Short problem
Keep only the lines where "Emit" appears.

Provided records
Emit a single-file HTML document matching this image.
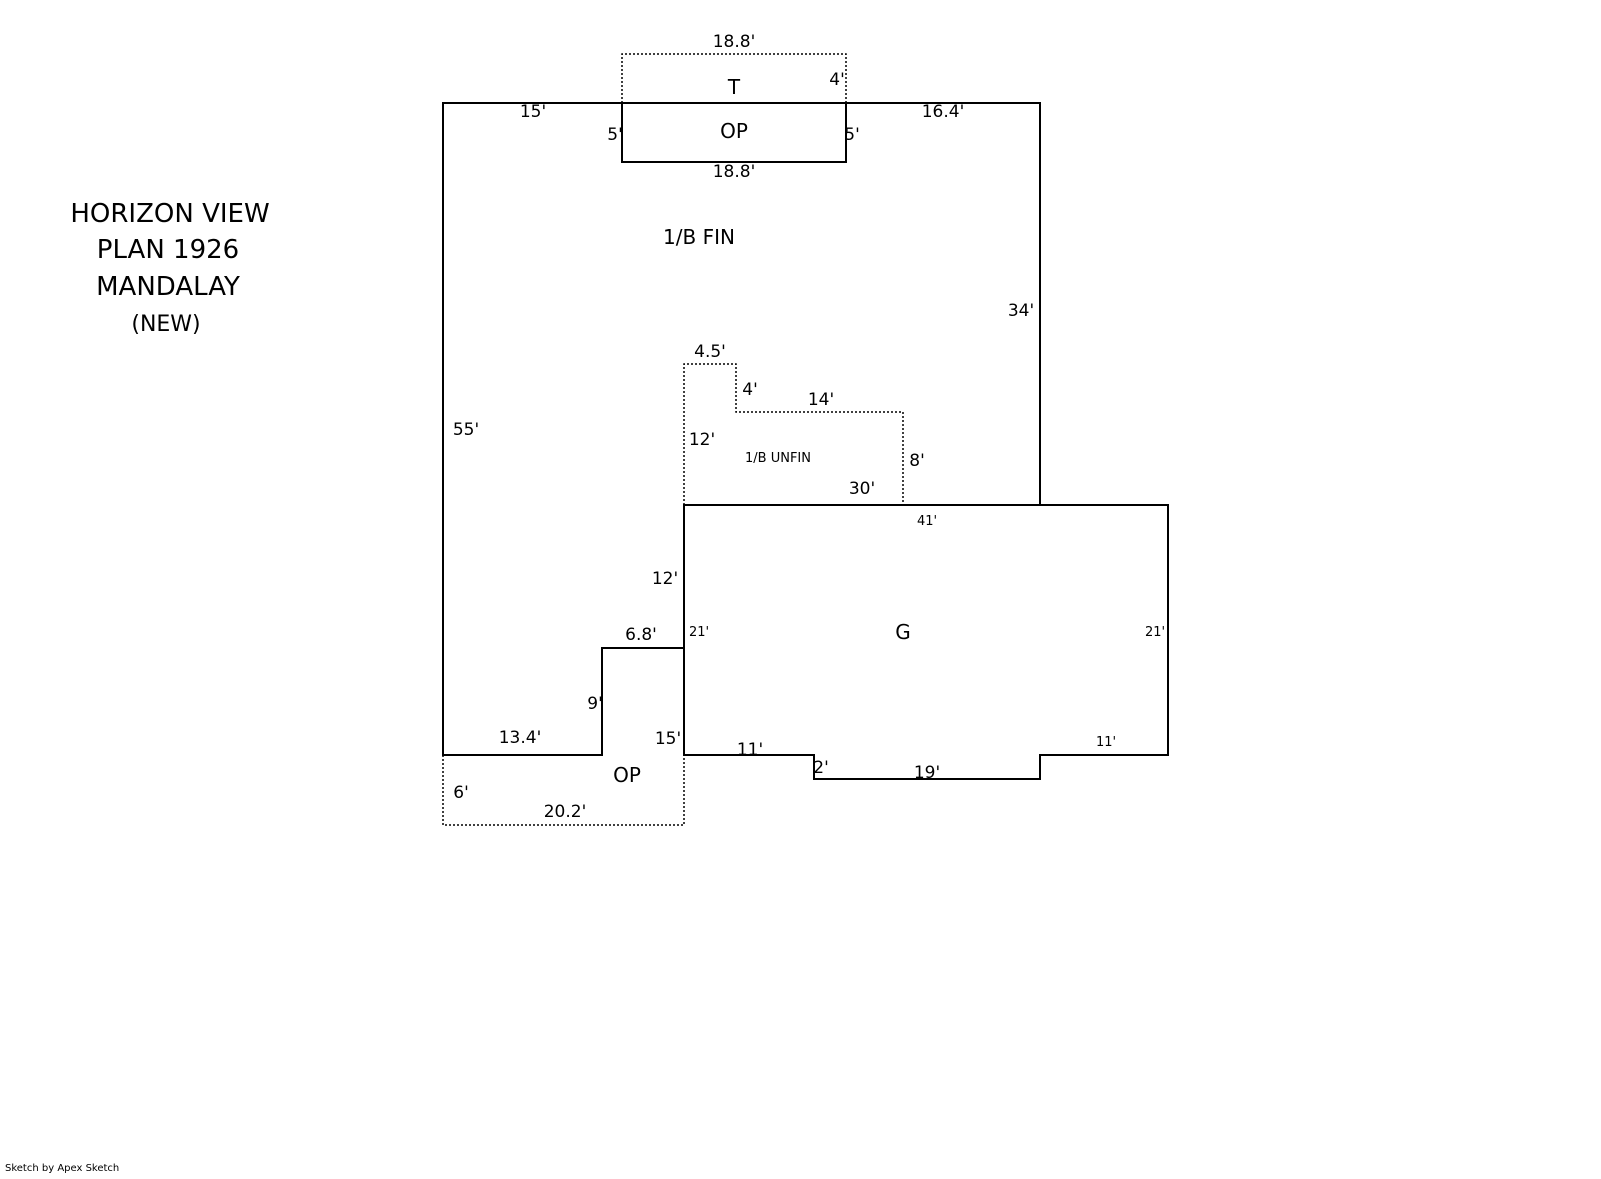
<!DOCTYPE html>
<html><head><meta charset="utf-8"><style>
body{margin:0;background:#fff;}
svg text{font-family:"DejaVu Sans","Liberation Sans",sans-serif;fill:#000;}
</style></head><body>
<svg width="1601" height="1174" viewBox="0 0 1601 1174" xmlns="http://www.w3.org/2000/svg">
<g fill="none" stroke="#000" stroke-width="2">
<polyline points="622,103 443,103 443,755 602,755 602,648 684,648 684,505 1040,505 1040,103 846,103"/>
<rect x="622" y="103" width="224" height="59"/>
<polyline points="684,505 1168,505 1168,755 1040,755 1040,779 814,779 814,755 684,755 684,648"/>
</g>
<g fill="none" stroke="#000" stroke-width="1.5" stroke-dasharray="2,2">
<polyline points="622,103 622,54 846,54 846,103 622,103"/>
<polyline points="684,505 684,364 736,364 736,412 903,412 903,505"/>
<polyline points="443,755 443,825 684,825 684,755"/>
</g>
<g font-size="26" text-anchor="middle">
<text x="170" y="222">HORIZON VIEW</text>
<text x="168" y="258">PLAN 1926</text>
<text x="168" y="295">MANDALAY</text>
<text x="166" y="331" font-size="22">(NEW)</text>
</g>
<g font-size="20" text-anchor="middle">
<text x="734" y="94">T</text>
<text x="734" y="138">OP</text>
<text x="699" y="244">1/B FIN</text>
<text x="903" y="639">G</text>
<text x="627" y="782">OP</text>
</g>
<g font-size="17" text-anchor="middle">
<text x="734" y="47">18.8'</text>
<text x="837" y="85">4'</text>
<text x="533" y="117">15'</text>
<text x="943" y="117">16.4'</text>
<text x="615" y="140">5'</text>
<text x="852" y="140">5'</text>
<text x="734" y="177">18.8'</text>
<text x="1021" y="316">34'</text>
<text x="710" y="357">4.5'</text>
<text x="750" y="395">4'</text>
<text x="821" y="405">14'</text>
<text x="466" y="435">55'</text>
<text x="702" y="445">12'</text>
<text x="917" y="466">8'</text>
<text x="862" y="494">30'</text>
<text x="665" y="584">12'</text>
<text x="641" y="640">6.8'</text>
<text x="595" y="709">9'</text>
<text x="520" y="743">13.4'</text>
<text x="668" y="744">15'</text>
<text x="750" y="755">11'</text>
<text x="821" y="773">2'</text>
<text x="927" y="778">19'</text>
<text x="461" y="798">6'</text>
<text x="565" y="817">20.2'</text>
</g>
<g font-size="13" text-anchor="middle">
<text x="778" y="462">1/B UNFIN</text>
<text x="927" y="525">41'</text>
<text x="699" y="636">21'</text>
<text x="1155" y="636">21'</text>
<text x="1106" y="746">11'</text>
</g>
<text x="5" y="1171" font-size="10" font-family="Liberation Sans,sans-serif">Sketch by Apex Sketch</text>
</svg>
</body></html>
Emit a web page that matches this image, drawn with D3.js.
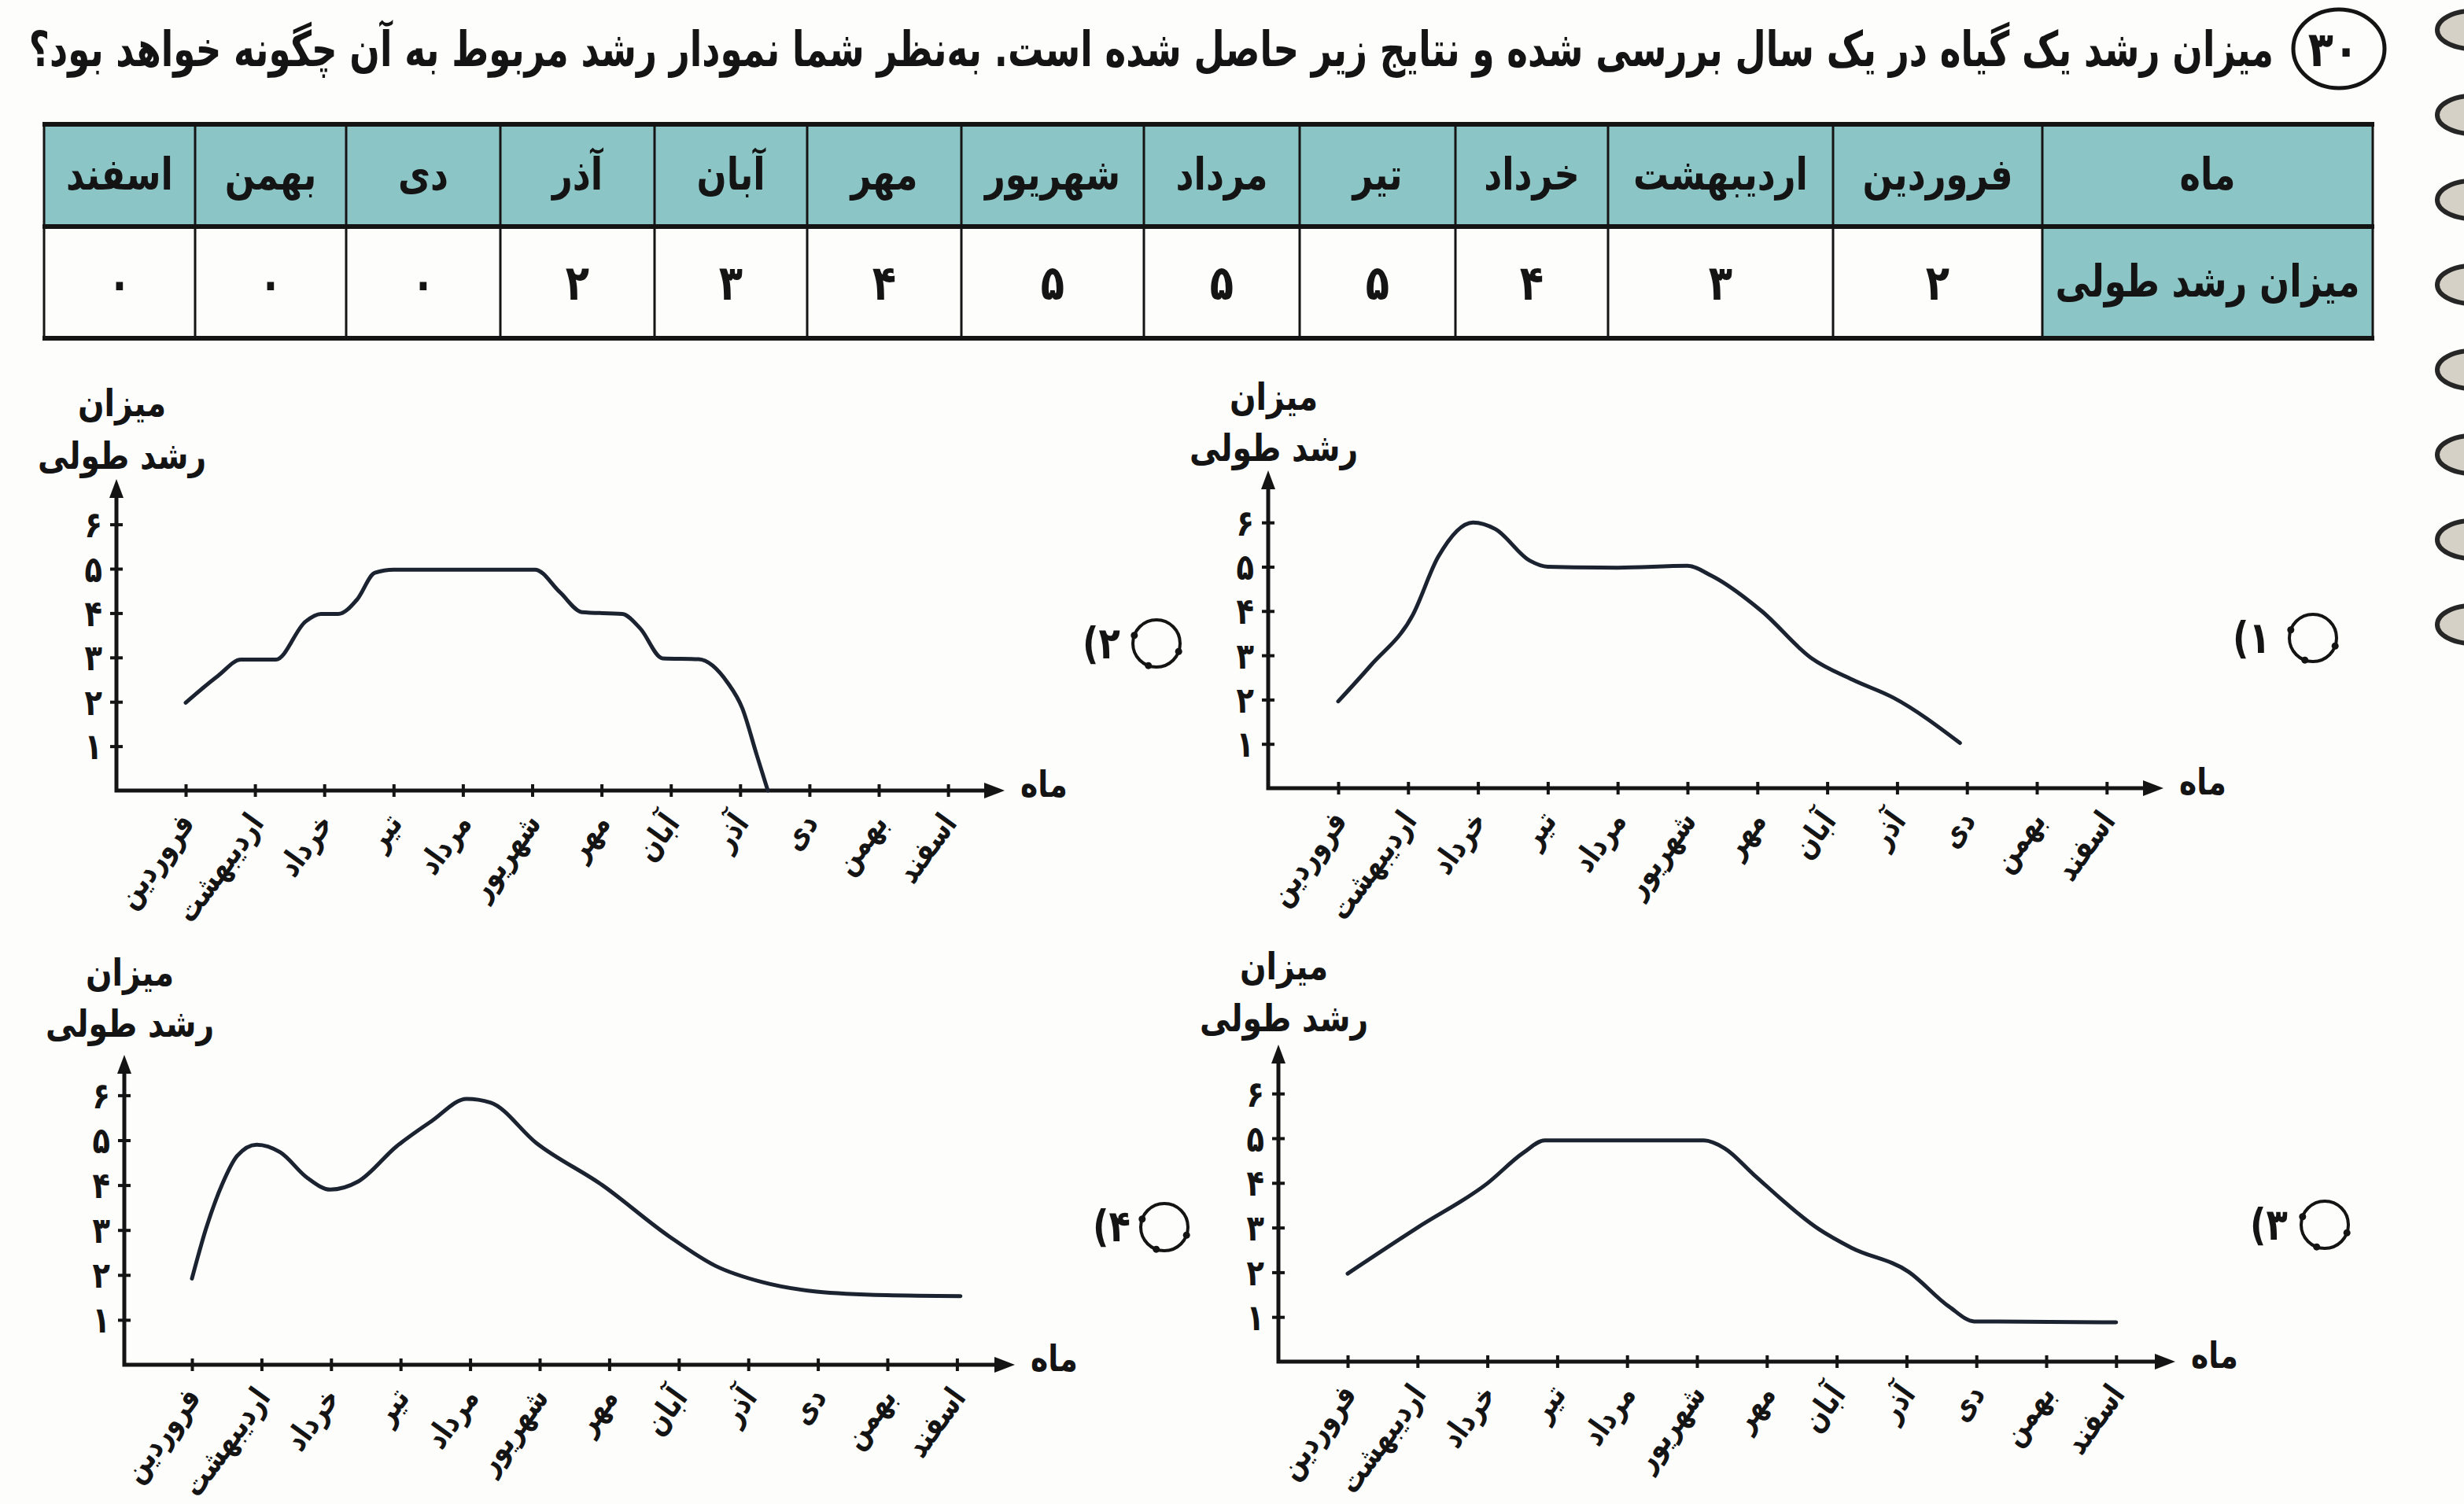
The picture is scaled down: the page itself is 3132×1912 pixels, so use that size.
<!DOCTYPE html>
<html><head><meta charset="utf-8">
<script src="https://cdn.jsdelivr.net/npm/d3@7"></script>
<style>
body{margin:0;background:#fff}
svg{display:block}
text{font-family:"DejaVu Sans","Noto Sans",sans-serif;font-weight:bold;fill:#141414}
</style>
</head><body>
<svg id="c" width="3132" height="1912"></svg>
<script>
// ---------------- DATA ----------------
const questionNumber = 30;
const questionText = "میزان رشد یک گیاه در یک سال بررسی شده و نتایج زیر حاصل شده است. به‌نظر شما نمودار رشد مربوط به آن چگونه خواهد بود؟";
const months = ["فروردین","اردیبهشت","خرداد","تیر","مرداد","شهریور","مهر","آبان","آذر","دی","بهمن","اسفند"];
const growth = [2,3,4,5,5,5,4,3,2,0,0,0];
const rowHeader = "ماه";
const rowLabel = "میزان رشد طولی";
const yTicks = [1,2,3,4,5,6];
const yTitleLines = ["میزان","رشد طولی"];
const xTitle = "ماه";
const optionNumbers = [1,2,3,4];
// series: [month index, growth value]
const option1 = [[0,1.96],[0.47,2.78],[1.07,3.92],[1.43,5.22],[1.93,6],[2.25,5.85],[2.74,5.14],[3.0,5],[4.0,4.98],[5.0,5.02],[5.34,4.8],[6.06,4],[6.77,2.94],[7.36,2.45],[7.95,2.04],[8.9,1.02]];
const option2 = [[0,1.98],[0.47,2.59],[0.8,2.95],[1.3,2.95],[1.73,3.81],[1.95,3.98],[2.2,3.98],[2.47,4.3],[2.73,4.91],[3,4.98],[5.04,4.98],[5.4,4.47],[5.72,4.02],[6.3,3.98],[6.56,3.65],[6.88,2.98],[7.4,2.96],[7.82,2.43],[8.03,1.86],[8.24,0.8],[8.4,0]];
const option3 = [[0,1.97],[1,3],[2,3.99],[2.52,4.68],[2.82,4.95],[5.1,4.95],[5.4,4.77],[5.81,4.19],[6.75,2.96],[7.21,2.55],[8.03,2.01],[8.61,1.23],[8.97,0.9],[11,0.88]];
const option4 = [[0,1.92],[0.2,3.02],[0.43,4],[0.65,4.65],[0.93,4.9],[1.27,4.73],[1.66,4.16],[1.99,3.9],[2.39,4.08],[2.94,4.86],[3.45,5.43],[3.95,5.92],[4.29,5.84],[4.95,4.94],[5.9,4],[6.86,2.86],[7.53,2.2],[8.2,1.84],[8.98,1.63],[9.99,1.55],[11.05,1.53]];
const optionSeries = [option1, option2, option3, option4];

// ---------------- LAYOUT ----------------
const fa = n => String(n).replace(/\d/g, d => "۰۱۲۳۴۵۶۷۸۹"[d]);
const INK = "#141414", CURVE = "#1b2230", TEAL = "#8cc5c5";
const svg = d3.select("#c");
svg.append("rect").attr("width",3132).attr("height",1912).attr("fill","#fdfdfc");

// condensed text helper: taller glyphs, compressed horizontally
function txt(g, x, y, str, size, sx, anchor){
  return g.append("text").attr("transform",`translate(${x},${y}) scale(${sx},1)`)
    .attr("text-anchor",anchor||"middle").attr("font-size",size).text(str);
}

// binding rings (photo decoration)
svg.append("g").selectAll("ellipse").data(d3.range(8)).join("ellipse")
  .attr("cx",3142).attr("cy",i=>38+i*108).attr("rx",44).attr("ry",24)
  .attr("fill","#d6d1c6").attr("stroke","#262626").attr("stroke-width",6);

// Title
const title = svg.append("text").attr("x",2890).attr("y",84).attr("text-anchor","end")
  .attr("font-size",62).text(questionText);
(function fit(sel, w, ax){
  const L = sel.node().getComputedTextLength();
  const s = w / L;
  sel.attr("transform",`translate(${ax},0) scale(${s},1) translate(${-ax},0)`);
})(title, 2854, 2890);
svg.append("ellipse").attr("cx",2973).attr("cy",62).attr("rx",58).attr("ry",50)
  .attr("fill","none").attr("stroke",INK).attr("stroke-width",5);
txt(svg, 2966, 84, fa(questionNumber), 62, 0.85);

// Table
const colWidths = [266,286,194,198,198,232,196,194,196,196,192,192];
const labelW = 420, tableRight = 3016, rowY = [158,288,430];
const colRight = [];
let xr = tableRight - labelW;
colWidths.forEach(w => { colRight.push(xr); xr -= w; });
const tableLeft = xr;
const tg = svg.append("g");
tg.append("rect").attr("x",tableLeft).attr("y",rowY[0]).attr("width",tableRight-tableLeft).attr("height",rowY[1]-rowY[0]).attr("fill",TEAL);
tg.append("rect").attr("x",tableRight-labelW).attr("y",rowY[1]).attr("width",labelW).attr("height",rowY[2]-rowY[1]).attr("fill",TEAL);
const vx = [tableLeft, ...colRight, tableRight];
tg.selectAll("line.v").data(vx).join("line").attr("class","v")
  .attr("x1",d=>d).attr("x2",d=>d).attr("y1",rowY[0]).attr("y2",rowY[2])
  .attr("stroke",INK).attr("stroke-width",3);
tg.selectAll("line.h").data(rowY).join("line").attr("class","h")
  .attr("x1",tableLeft-2).attr("x2",tableRight+2).attr("y1",d=>d).attr("y2",d=>d)
  .attr("stroke",INK).attr("stroke-width",6);
const hy = (rowY[0]+rowY[1])/2, vy = (rowY[1]+rowY[2])/2;
txt(tg, tableRight-labelW/2, hy+18, rowHeader, 56, 0.8);
txt(tg, tableRight-labelW/2, vy+18, rowLabel, 56, 0.8);
months.forEach((m,i)=> txt(tg, colRight[i]-colWidths[i]/2, hy+18, m, 56, 0.8));
growth.forEach((v,i)=> txt(tg, colRight[i]-colWidths[i]/2, vy+22, fa(v), 62, 0.8));

// Panels
const panels = [
  {x0:1612, y0:1002, xFirst:1701, xStep:88.8, yStep:56.3, yTop:598, xEnd:2750, titleY:[505,570], tX:2862, tY:812, cX:2940, cY:811},
  {x0:148,  y0:1005, xFirst:236,  xStep:88.1, yStep:56.4, yTop:609, xEnd:1277, titleY:[513,580], tX:1400, tY:819, cX:1470, cY:818},
  {x0:1625, y0:1731, xFirst:1713, xStep:88.8, yStep:56.8, yTop:1328, xEnd:2765, titleY:[1229,1295], tX:2884, tY:1558, cX:2955, cY:1557},
  {x0:158,  y0:1735, xFirst:244,  xStep:88.4, yStep:57.1, yTop:1341, xEnd:1290, titleY:[1237,1302], tX:1413, tY:1560, cX:1480, cY:1560}
];

panels.forEach((p, k) => {
  const g = svg.append("g");
  const x = d3.scaleLinear().domain([0, months.length-1]).range([p.xFirst, p.xFirst + p.xStep*(months.length-1)]);
  const y = d3.scaleLinear().domain([0, 6]).range([p.y0, p.y0 - 6*p.yStep]);

  g.append("path").attr("d",`M${p.x0},${p.yTop+14} L${p.x0},${p.y0} L${p.xEnd-14},${p.y0}`)
    .attr("fill","none").attr("stroke",INK).attr("stroke-width",5).attr("stroke-linejoin","miter");
  g.append("path").attr("d",`M${p.x0},${p.yTop} L${p.x0-9},${p.yTop+24} L${p.x0+9},${p.yTop+24}Z`).attr("fill",INK);
  g.append("path").attr("d",`M${p.xEnd},${p.y0} L${p.xEnd-26},${p.y0-10} L${p.xEnd-26},${p.y0+10}Z`).attr("fill",INK);

  const xa = d3.axisBottom(x).tickValues(d3.range(months.length)).tickSize(0).tickFormat(i=>months[i]);
  const xg = g.append("g").attr("transform",`translate(0,${p.y0})`).call(xa);
  xg.select(".domain").remove();
  xg.selectAll(".tick line").attr("y1",-8).attr("y2",8).attr("stroke",INK).attr("stroke-width",4);
  xg.selectAll(".tick text").attr("fill",INK).attr("font-size",40)
    .attr("text-anchor","end").attr("y",0).attr("dy",0)
    .attr("transform","translate(12,42) rotate(-54) scale(0.8,1)");

  const ya = d3.axisLeft(y).tickValues(yTicks).tickSize(0).tickFormat(fa);
  const yg = g.append("g").attr("transform",`translate(${p.x0},0)`).call(ya);
  yg.select(".domain").remove();
  yg.selectAll(".tick line").attr("x1",-8).attr("x2",8).attr("stroke",INK).attr("stroke-width",4);
  yg.selectAll(".tick text").attr("fill",INK).attr("font-size",46).attr("x",0).attr("dy",0)
    .attr("text-anchor","end").attr("transform","translate(-18,16) scale(0.8,1)");

  yTitleLines.forEach((s,i)=> txt(g, p.x0+7, p.titleY[i]+16, s, 48, 0.82));
  txt(g, p.xEnd+50, p.y0+8, xTitle, 46, 0.82);

  const line = d3.line().x(d=>x(d[0])).y(d=>y(d[1])).curve(d3.curveMonotoneX);
  g.append("path").datum(optionSeries[k]).attr("d",line)
    .attr("fill","none").attr("stroke",CURVE).attr("stroke-width",5).attr("stroke-linecap","round");

  txt(g, p.tX, p.tY+18, "(" + fa(optionNumbers[k]), 56, 0.8);
  g.append("circle").attr("cx",p.cX).attr("cy",p.cY).attr("r",30).attr("fill","none").attr("stroke",INK).attr("stroke-width",4);
  g.selectAll("circle.dot").data([200,20,110]).join("circle").attr("class","dot")
    .attr("cx",a=>p.cX+30*Math.cos(a*Math.PI/180)).attr("cy",a=>p.cY+30*Math.sin(a*Math.PI/180))
    .attr("r",4.5).attr("fill",INK);
});
</script>
</body></html>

Output for this task
Emit a single-file HTML document matching this image.
Emit a web page that matches this image, drawn with D3.js.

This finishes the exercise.